JOSHUA BENTON - Acho que sim,
se você usar a definição de "jornalismo de qualidade" da era
pré-internet: muitos repórteres bem pagos passando semanas atrás de uma investigação.
Mas também não se pode esquecer como a internet contribui para o jornalismo de qualidade. Tornou trivial a transmissão de uma reportagem de
qualquer lugar no mundo. Deu
aos repórteres as ferramentas
de pesquisas mais poderosas
disponíveis até hoje. Permite
que reportagens se propaguem
com facilidade. Nichos de leitores podem agora ser agrupados
e servidos por um jornalismo
muito específico que não poderia sobreviver no modelo antigo. Há mais jornalismo de qualidade sendo produzido agora
do que no passado. Está apenas
sendo produzido de forma diferente e por pessoas diferentes.

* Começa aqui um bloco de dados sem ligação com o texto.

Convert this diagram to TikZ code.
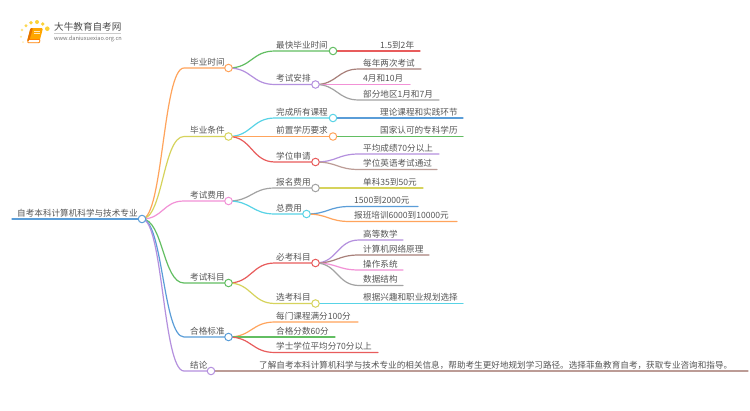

FOLHA - Qual é o futuro para os leitores eletrônicos de texto, os e-readers, como o Kindle?
BENTON - Sou cético a respeito
dos e-readers. Os usuários gravitarão em direção a produtos
multifuncionais. Não querem
os que só permitem ler livros,
mas também o que permitem
navegar na web.
Acho que é zero a chance de
um produto como o Kindle ter
impacto significativo nas finanças dos jornais impressos. Os
publishers sonham que os
usuários do Kindle passariam
novamente a querer pagar pelo
conteúdo de notícias. Isso se
daria porque eles estariam lendo as notícias digitalmente
num Kindle, e não na web. Não
creio que isso seja provável
nem as informações estatísticas disponíveis até agora corroboram esse ponto de vista.
FOLHA - Então jornais tradicionais
como o "New York Times" não adotariam os e-readers como uma parte
importante dos seus negócios?
BENTON - Jornais como o "Times" vão querer usar o Kindle e
outros e-readers simplesmente
porque essas publicações precisam que suas notícias estejam acessíveis em todos os lugares possíveis. Também porque eles buscarão alguma receita marginal. Mas será uma
pequena parte do negócio.
FOLHA - Já outros aparelhos chegando ao mercado, inclusive um da
Apple. Essa competição não ajudaria a difundir a tecnologia, tornando-a financeiramente viável?
BENTON - O aparelho da Apple
será melhor que o Kindle. Se
propiciar um acesso à internet
facilitado, tornará ainda mais
tolo o sistema de assinaturas
hoje oferecido pelo Kindle.
FOLHA - Qual tendência prevalecerá na web: notícias gratuitas ou conteúdo pago?
BENTON - Jornais como "The
Wall Street Journal", "Financial Times" e a revista "The
Economist" são exceções. Cobram por parte do que produzem na web. Essas empresas
miram em um leitorado no setor financeiro. Os leitores dessas publicações sentem a necessidade de lê-las para ter um
bom desempenho em seus empregos. Em resumo, são meios
que têm uma margem comparativa muito maior do que jornais de interesse geral.
O sistema de micropagamentos está condenado. Os consumidores de notícias não gostam
desse sistema, a ferramenta de
compra é complicada e uma
notícia que você lerá uma vez
-e cuja a qualidade você conhecerá ao ler- é muito diferente de uma música que o
usuário pode comprar para depois ouvir centenas de vezes.
FOLHA - Além dessas opções já comentadas, quais outras há para as
empresas de mídia jornalística na
era da internet?
BENTON - A publicidade, que
ainda é de longe a maior fonte
de receita para os sites de notícias nos EUA.